A little more digging has unearthed the nugget that, with regex enabled,
paragraph breaks are found/replaced with a '$' symbol. Should you actually want
to find/replace a dollar symbol, you need to use '\$' or switch regex off.

 
Answer #3    Answered On: Feb 05    

That is a strange request. How does a search find a key stroke. Never
come across that

 
Answer #4    Answered On: Feb 05    

It is strange though. Using \n and doing a Search for a
shift+enter it finds the shift+enter. Placing a \n in the Replace field and
a paragraph, enter or return, is used to replace the shift+enter. Same
thing, \n, in the Search and Replace fields.

When doing a Search for a paragraph, enter or return using \n and it finds
nothing. I guess this is so you don't replace ANY paragraph markers with
something else using Search/Replace.

Anyway, this is a great help. In the past I was able to replace the TABs and
shift+enters with a paragraph mark in, excuse me, WORD.
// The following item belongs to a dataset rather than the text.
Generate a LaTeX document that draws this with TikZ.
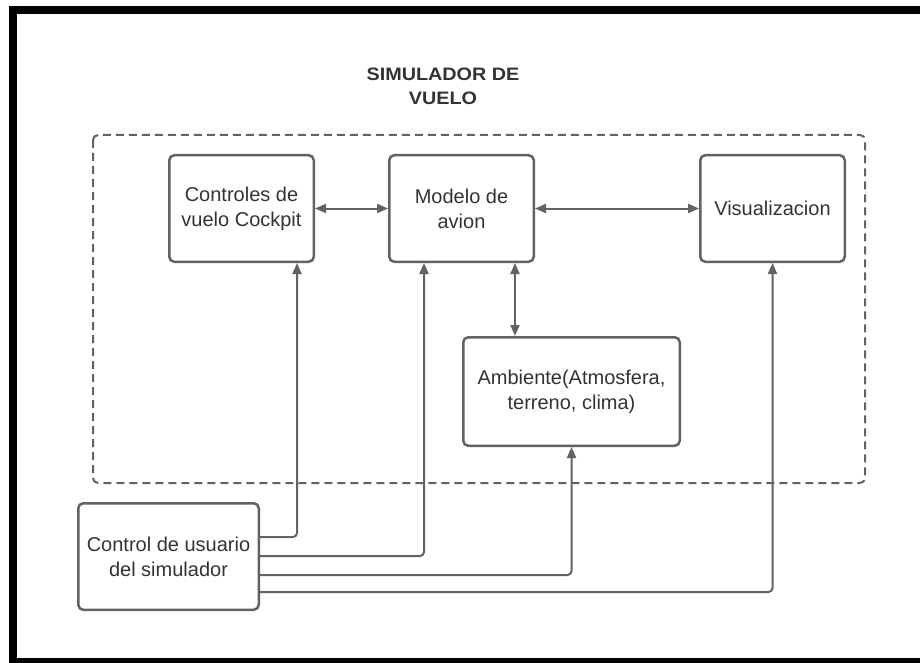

Ian, while an Enter is just a key stroke, so is A, B, C, etc. on my keyboard
but all are represented by ASCII, will now unicode, anyway...

 
Answer #5    Answered On: Feb 05    

I am well aware of the code representations.

 
Answer #6    Answered On: Feb 05    

I don't know how you find all the little goodies but I sure do
appreciate them.

This brings up another question. I have use Google but have not been able to
find out how to enable or disable regex. How do you do that? Where is it at?

 
Answer #7    Answered On: Feb 05    

I was rather tired and being a bit lazy when I made that
post. Regex is a short for regular expression, so in the Find dialog,
go to More Options and tick the Regular Expressions box - it should be
'sticky' so you won't have to change it every time you find/replace.

 
Answer #8    Answered On: Feb 05    

I thought Regex was short for register extension or register ex(something).
Looked through all the Tools>Options settings, looked in Help and on Google
obviously with no answers.

That works great, actually quite simple. I always thought there should be a
simple way to do that kind of find/replace.